過去の支払実績や業績が安定していれば、審査は通過しやすくなります。通常、審査に期間は数時間から数日かかります。
④契約の締結
審査に通ると、利用者あてに請求書買取サービス会社は見積書を提示します。利用者は、見積書に記載されている条件を確認し、問題ないと判断すれば契約を締結します。
契約書には、通常買取金額や手数料率入金日および債権譲渡登記の有無などが明記されているので、利用者は、細部まで確認して契約を行うようにしましょう。
⑤入金
契約が完了すれば、請求書額面から手数料を差し引いた金額が、請求書買取サービス会社から利用者の指定口座に入金されます。
請求書買取サービスを選ぶにあたってのポイント
請求書買取サービスを選ぶ際には、特に以下の5点を確認することで、自社に合ったサービスを選びやすくなります。
スピーディーに資金調達ができるか
妥当な手数料設定であるか
利用範囲額は自社に合っているか
償還請求権の有無を確認する
悪質業者でないか
スピーディーに資金調達ができるか
請求書買取サービス会社を選ぶポイントとして、スピーディーに資金調達ができるかどうかがあります。
請求書買取サービス会社によって、入金スピードは異なり、即日対応をうたう会社もあれば、審査に数日を要する場合もあります。
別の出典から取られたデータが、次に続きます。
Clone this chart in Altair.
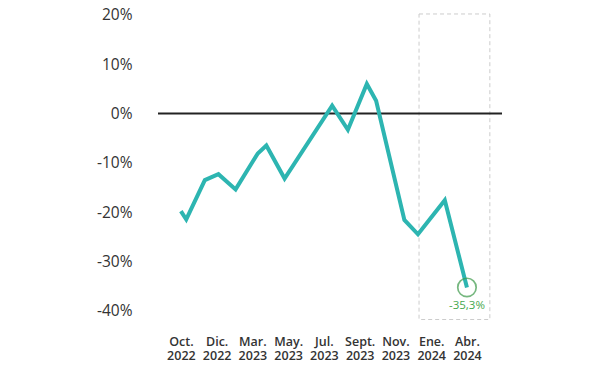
import altair as alt
import pandas as pd

# Series: position in label units (0 = Oct. 2022 ... 8 = Abr. 2024) and value in %
pos = [0.0, 0.15, 0.67, 1.05, 1.53, 2.15, 2.39, 2.9, 4.23, 4.67, 5.2, 5.46, 6.25, 6.63, 7.38, 8.0]
vals = [-19.8, -21.5, -13.5, -12.3, -15.4, -8.1, -6.5, -13.2, 1.6, -3.3, 6.0, 2.6, -21.6, -24.5, -17.6, -35.3]

tick_months = ["Oct.", "Dic.", "Mar.", "May.", "Jul.", "Sept.", "Nov.", "Ene.", "Abr."]
tick_years = ["2022", "2022", "2023", "2023", "2023", "2023", "2023", "2024", "2024"]
y_ticks = [-40, -30, -20, -10, 0, 10, 20]

last_label = "-35,3%"
box_x = [6.66, 8.64]
box_y = [-41.8, 20.2]
x_domain = [-0.64, 8.98]
y_domain = [-42, 20.5]

df = pd.DataFrame({"x": pos, "v": vals})
last = pd.DataFrame({"x": [pos[-1]], "v": [vals[-1]], "t": [last_label]})
box = pd.DataFrame({"x": [box_x[0]], "x2": [box_x[1]], "y": [box_y[0]], "y2": [box_y[1]]})
zero = pd.DataFrame({"x": [x_domain[0]], "x2": [x_domain[1]], "v": [0]})

label_arr = "[" + ",".join("['%s','%s']" % (m, y) for m, y in zip(tick_months, tick_years)) + "]"

xs = alt.Scale(domain=x_domain, nice=False, zero=False)
ys = alt.Scale(domain=y_domain, nice=False, zero=False)

x_axis = alt.Axis(values=list(range(9)), labelExpr=label_arr + "[datum.value]",
                  grid=False, ticks=False, domain=False, title=None,
                  labelFont="Open Sans", labelFontSize=12.5, labelColor="#333333",
                  labelFontWeight=600, labelPadding=15, labelLineHeight=14)
y_axis = alt.Axis(values=y_ticks, labelExpr="datum.value + '%'", grid=False, ticks=False,
                  domain=False, title=None, labelFont="Open Sans", labelFontSize=15.5,
                  labelFontWeight=500, labelColor="#333333", labelPadding=26)

X = lambda f: alt.X(f, scale=xs, axis=x_axis)
Y = lambda f: alt.Y(f, scale=ys, axis=y_axis)

rect = alt.Chart(box).mark_rect(fill=None, stroke="#cccccc", strokeDash=[4, 3], strokeWidth=1).encode(
    x=X("x:Q"), x2="x2", y=Y("y:Q"), y2="y2")

zline = alt.Chart(zero).mark_rule(color="#222222", strokeWidth=1.8).encode(
    x=X("x:Q"), x2="x2", y=Y("v:Q"))

line = alt.Chart(df).mark_line(color="#2db5b1", strokeWidth=4, strokeJoin="miter").encode(
    x=X("x:Q"), y=Y("v:Q"))

circle = alt.Chart(last).mark_point(shape="circle", size=340, filled=False, stroke="#3d9a4a", strokeWidth=1.7).encode(
    x=X("x:Q"), y=Y("v:Q"))

text = alt.Chart(last).mark_text(color="#46a84f", font="Open Sans", fontSize=11.5, dy=19).encode(
    x=X("x:Q"), y=Y("v:Q"), text="t:N")

chart = alt.layer(rect, zline, line, circle, text).properties(
    width=344, height=308,
    background="white",
    autosize=alt.AutoSizeParams(type="none"),
    padding={"left": 150, "top": 4.5, "right": 90, "bottom": 44},
).configure_view(strokeWidth=0, stroke="transparent")

chart.save("out.html", embed_options={"renderer": "svg", "actions": False})
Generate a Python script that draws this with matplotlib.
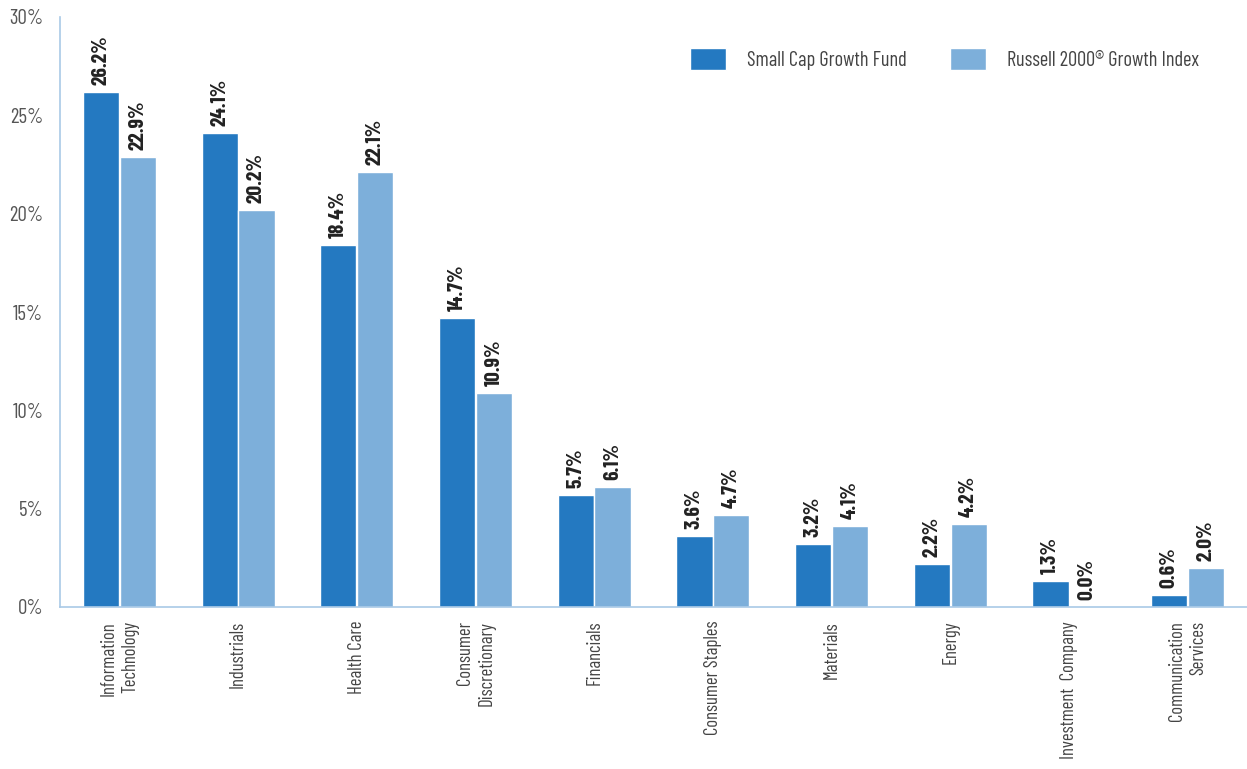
import matplotlib
matplotlib.use("Agg")
import matplotlib.pyplot as plt
import numpy as np
import os
from matplotlib import font_manager
from matplotlib.font_manager import FontProperties

categories = ["Information\nTechnology", "Industrials", "Health Care", "Consumer\nDiscretionary",
              "Financials", "Consumer Staples", "Materials", "Energy", "Investment  Company",
              "Communication\nServices"]
fund = [26.2, 24.1, 18.4, 14.7, 5.7, 3.6, 3.2, 2.2, 1.3, 0.6]
index = [22.9, 20.2, 22.1, 10.9, 6.1, 4.7, 4.1, 4.2, 0.0, 2.0]
series_names = ["Small Cap Growth Fund", "Russell 2000\u00ae Growth Index"]
yticks = [0, 5, 10, 15, 20, 25, 30]

# locate a condensed font
files = {os.path.basename(f.fname): f.fname for f in font_manager.fontManager.ttflist}

def find(options):
    for o in options:
        if o in files:
            return files[o]
    return None

reg_path = find(["BarlowCondensed-Regular.ttf", "RobotoCondensed-Regular.ttf",
                 "ArchivoNarrow-Regular.ttf", "AsapCondensed-Regular.ttf",
                 "DejaVuSansCondensed.ttf"])
bold_path = find(["BarlowCondensed-Bold.ttf", "RobotoCondensed-Bold.ttf",
                  "ArchivoNarrow-Bold.ttf", "AsapCondensed-Bold.ttf",
                  "DejaVuSansCondensed-Bold.ttf"])

def fp_reg(s):
    return FontProperties(fname=reg_path, size=s) if reg_path else FontProperties(family="DejaVu Sans", size=s * 0.8)

def fp_bold(s):
    return FontProperties(fname=bold_path, size=s) if bold_path else FontProperties(family="DejaVu Sans", weight="bold", size=s * 0.8)

dark = "#2479C1"
light = "#7DAFDA"
spine_c = "#A9C9E6"
txt = "#444444"

fig = plt.figure(figsize=(12.47, 7.69), dpi=100)
ax = fig.add_axes([60/1247, 1-607/769, 1-60/1247, 590/769])

x = np.arange(len(categories))
w = 0.305
off = 0.155
b1 = ax.bar(x - off, fund, w, color=dark, edgecolor="white", linewidth=1, label=series_names[0])
b2 = ax.bar(x + off, index, w, color=light, edgecolor="white", linewidth=1, label=series_names[1])

for bars, vals in ((b1, fund), (b2, index)):
    for r, v in zip(bars, vals):
        ax.annotate(f"{v:.1f}%", (r.get_x() + r.get_width()/2, v), xytext=(0, 5),
                    textcoords="offset points", rotation=90, ha="center", va="bottom",
                    fontproperties=fp_bold(15.5), color="#222222")

ax.set_xlim(-0.5, len(categories) - 0.5)
ax.set_ylim(0, 30)
ax.set_yticks(yticks)
ax.set_yticklabels([f"{t}%" for t in yticks], fontproperties=fp_reg(15), color="#555555")
ax.set_xticks(x)
ax.set_xticklabels(categories, rotation=90, ha="center", va="top", multialignment="right",
                   fontproperties=fp_reg(13.5), color=txt, linespacing=1.25)
ax.tick_params(axis="both", length=0)
ax.tick_params(axis="x", pad=10)
ax.tick_params(axis="y", pad=12)
for s in ("top", "right"):
    ax.spines[s].set_visible(False)
for s in ("left", "bottom"):
    ax.spines[s].set_color(spine_c)
    ax.spines[s].set_linewidth(1.2)

leg = ax.legend(loc="upper right", bbox_to_anchor=(0.975, 0.978), ncol=2, frameon=False,
                prop=fp_reg(14.7), handlelength=1.75, handleheight=1.25, columnspacing=2.1,
                handletextpad=1.05, labelcolor="#444444")

fig.savefig("out.png", dpi=100)
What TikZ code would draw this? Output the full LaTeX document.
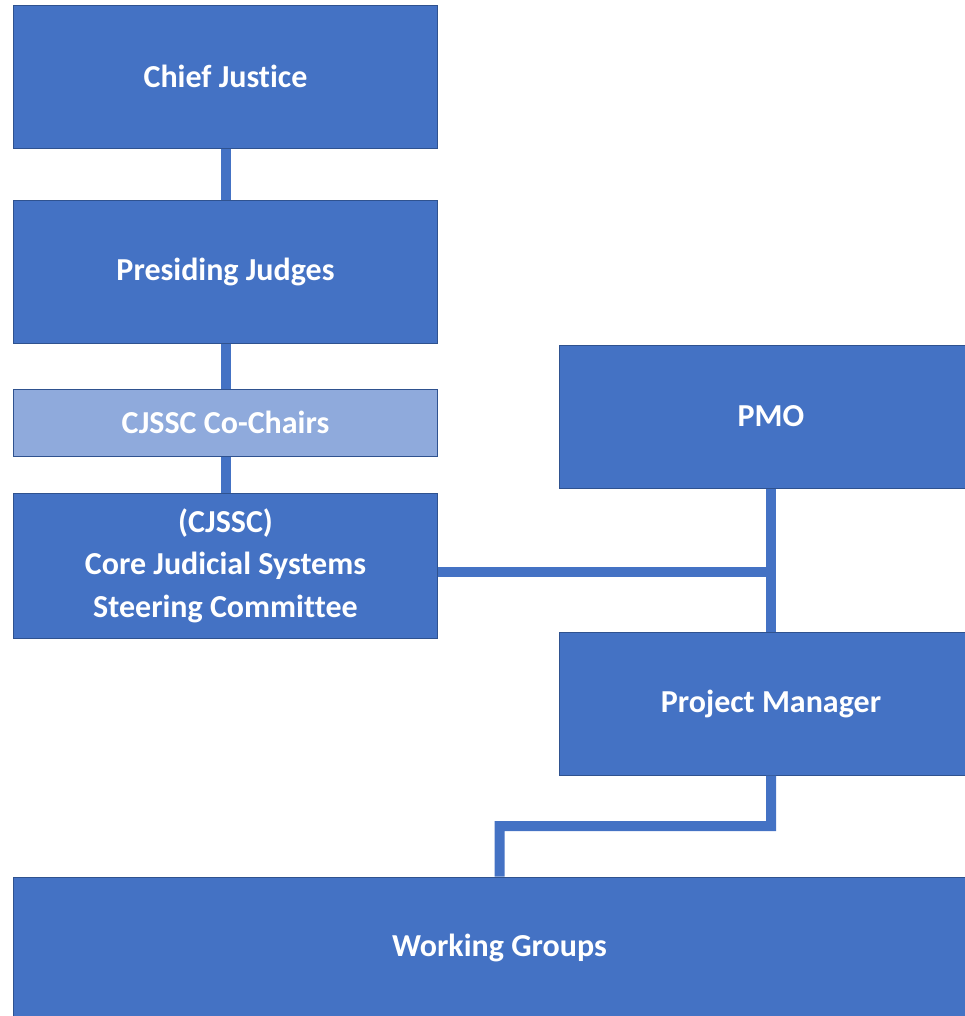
\documentclass[tikz,border=0pt]{standalone}
\usepackage{fontspec}
\setmainfont{Carlito}[RawFeature={-liga}]
\usetikzlibrary{calc}
\definecolor{boxblue}{HTML}{4472C4}
\definecolor{boxedge}{HTML}{2F528F}
\definecolor{lightblue}{HTML}{8FAADC}
\begin{document}
\begin{tikzpicture}[x=1bp,y=-1bp,
  orgbox/.style={draw=boxedge,line width=1bp,fill=boxblue,text=white,
    minimum width=423bp,minimum height=143bp,inner sep=0pt,align=center,
    font=\fontsize{32bp}{42.5bp}\selectfont\bfseries},
  chairbox/.style={orgbox,fill=lightblue,minimum height=67bp},
  link/.style={draw=boxblue,line width=10bp}]
\useasboundingbox (0,0) rectangle (965,1016);
\clip (0,0) rectangle (965,1016);
% boxes of the chart
\node[orgbox] (cj) at (225.5,76.5) {Chief Justice};
\node[orgbox] (pj) at (225.5,271.5) {Presiding Judges};
\node[chairbox] (cc) at (225.5,422.5) {CJSSC Co-Chairs};
\node[orgbox,minimum height=145bp] (sc) at (225.5,565.5) {(CJSSC)\\Core Judicial Systems\\Steering Committee};
\node[orgbox] (pmo) at (771,416.5) {PMO};
\node[orgbox] (pm) at (771,703.5) {Project Manager};
\node[orgbox,minimum width=971bp,minimum height=142bp] (wg) at (499.5,948) {Working Groups};
% reporting lines between the boxes
\path[link] (cj.south) -- (pj.north);
\path[link] (pj.south) -- (cc.north);
\path[link] (cc.south) -- (sc.north);
\path[link] ([yshift=-6.5bp]sc.east) -- ([yshift=-6.5bp]sc.east -| pmo.south);
\path[link] (pmo.south) -- (pm.north);
\coordinate (turn) at ($(pm.south)!0.5!(pm.south |- wg.north)$);
\path[link] (pm.south) -- (turn) -| (wg.north);
\end{tikzpicture}
\end{document}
申込みから入金までの時間が、自社の資金繰りにマッチしてるのかを確認することが重要です。
妥当な手数料設定であるか
手数料の設定が妥当であるのかも、請求書買取サービス会社選びのポイントです。
手数料は資金調達コストに直結するため、相場と比較して適切であるのかを判断する必要があります。相場と大きなギャップがあると、収益を圧迫しかねません。
必ず複数社から見積りを取り、妥当な手数料設定であるのか確認してから選びましょう。
利用範囲額は自社に合っているか
利用範囲額が、自社の規模に合っているのかも、請求書買取サービス会社選びの重要な要素です。
多くの請求書買取サービス会社は、請求書の買取可能金額の上限や下限を設けています。少額から柔軟に対応する業者もあれば、数百万円単位でないと利用できないケースもあります。
自社が事業で扱っている、売掛債権に適した請求書買取サービス会社を選ぶことで、安定した資金繰りが見込まれるでしょう。
償還請求権の有無を確認する
契約内容に償還請求権の有無を確認することも、会社を選ぶポイントのひとつです。請求書買取サービスでの契約は、償還請求権がないのが一般的です。
しかし、請求書買取サービス会社の中には、償還請求権が付与された契約を結ぶサービス会社も存在します。償還請求権がついた契約の場合、売掛先が支払不能となった場合に、利用者は債務を肩代わりしなければなりません。
請求書買取サービス会社と契約を結ぶ場合、償還請求権のない契約であることを確認するようにしましょう。
悪質業者でないか
請求書買取サービスを利用する場合、悪質な業者でないかどうかをチェックする必要があります。特に、法外な手数料や担保や保証人を求めたりする業者には注意しましょう。
請求書買取サービスの利用を検討する際は、公式サイトでこれまでの実績や、口コミなどで確認し、複数社を比較検討することがおすすめです。信頼できる会社を選ぶことで、安心した資金調達が図れるでしょう。
まとめ
請求書買取サービスは、自社の請求書を買い取ってもらうことで、スピーディーな資金調達ができる方法です。
借入ではないため、貸借対照表上の負債を増やすことがなく資金繰りの安定が図れます。
一方で、手数料が必要であり、頻繁に利用すると収益が圧迫しかねないので注意が必要です。
請求書買取サービス会社を選ぶ際には、現金化が可能な日数や手数料、買取可能金額を把握しておくことが必要です。自社の資金繰りに最も適した請求書買取サービスを選ぶことで、資金繰りの安定化が見込まれるでしょう。